UVALDE, Texas (KXAN) — New questions, and concerns, were raised Friday about a possible breakdown in communication between 911 and the officers on the ground during the Uvalde shooting on Tuesday that left 19 children and two teachers dead.
Despite the presence of more than a dozen officers in the hallway, at a news conference, Texas Department of Public Safety Director Steven McCraw said none tried to breach the classroom door where the shooter was for almost an hour.
“Of course this was not the right decision,” said McCraw. “It was the wrong decision. Period.”
The decision to not enter the classroom, despite lessons learned from Columbine High School, is a concern because, according to McCraw, sporadic gun shots were heard and children were actively calling 911 from inside the school pleading for help at the time. During one of those 911 calls, at 12:50 p.m., gunshots were heard, he said.

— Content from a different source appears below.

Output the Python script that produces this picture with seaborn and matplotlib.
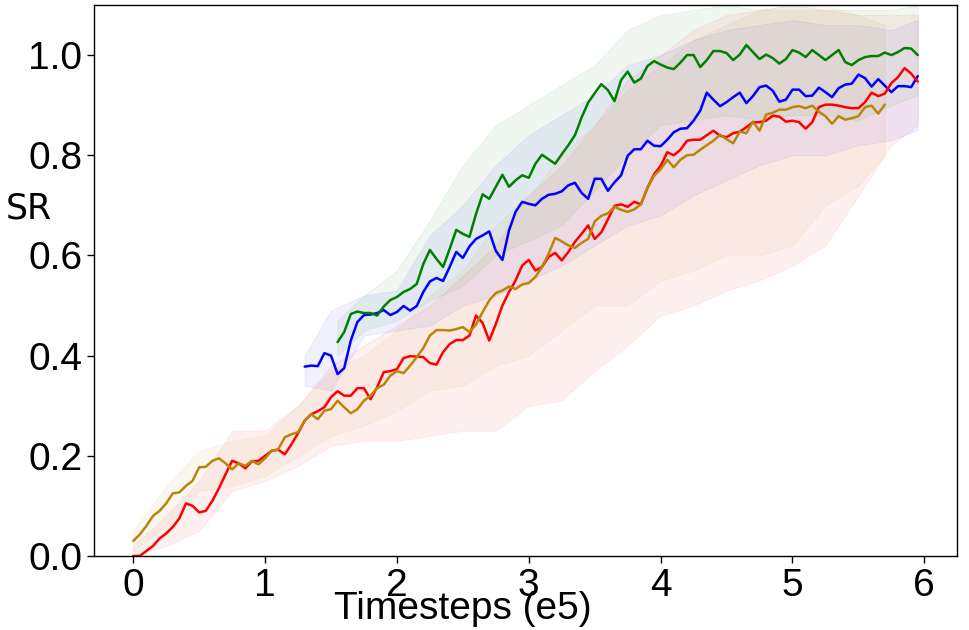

“It was believed at the time the subject was stationary, barricaded,” said McCraw, who said officers on the ground believed “there was no risk to other children.”
To find out where the break down might have occurred, KXAN turned to a former 911 dispatcher with a decade of experience. Anita, who did not want to give her last name or show her face, lives 15 miles from Uvalde. She used to work for the Crystal City Police Department — about 40 miles south of Uvalde — as a 911 operator.
“Everybody’s life is in your hands,” she said. “When you’re behind the desk, everybody’s life is in your hands.”
Based on her experience, she believes “somebody failed.” The former dispatcher said in the high-pressure job, seconds count. When information comes in, like an active shooter, that is supposed to immediately be relayed to the officers on the ground through both police radio and computer messages.
“You’re relaying it out on the radio while you’re typing,” said Anita, who described having to constantly multitask.
It’s unclear what information officers in Uvalde actually received or if they were aware of the 911 calls that were coming in.
“So, it would assume either the [911 operator’s] notes weren’t typed out or relayed?” asked KXAN investigative reporter Matt Grant. “Or, they were, and they were missed [by officers on the ground]?”
“Exactly,” Anita responded. “It’s either or.”
McCraw said he didn’t know what information the incident commander on the scene had received from 911 at the time of the shooting.
“That question will be answered,” said McCraw. “But, I’m not going to share that information right now.”
At least two children called 911 from inside the school and survived, he said.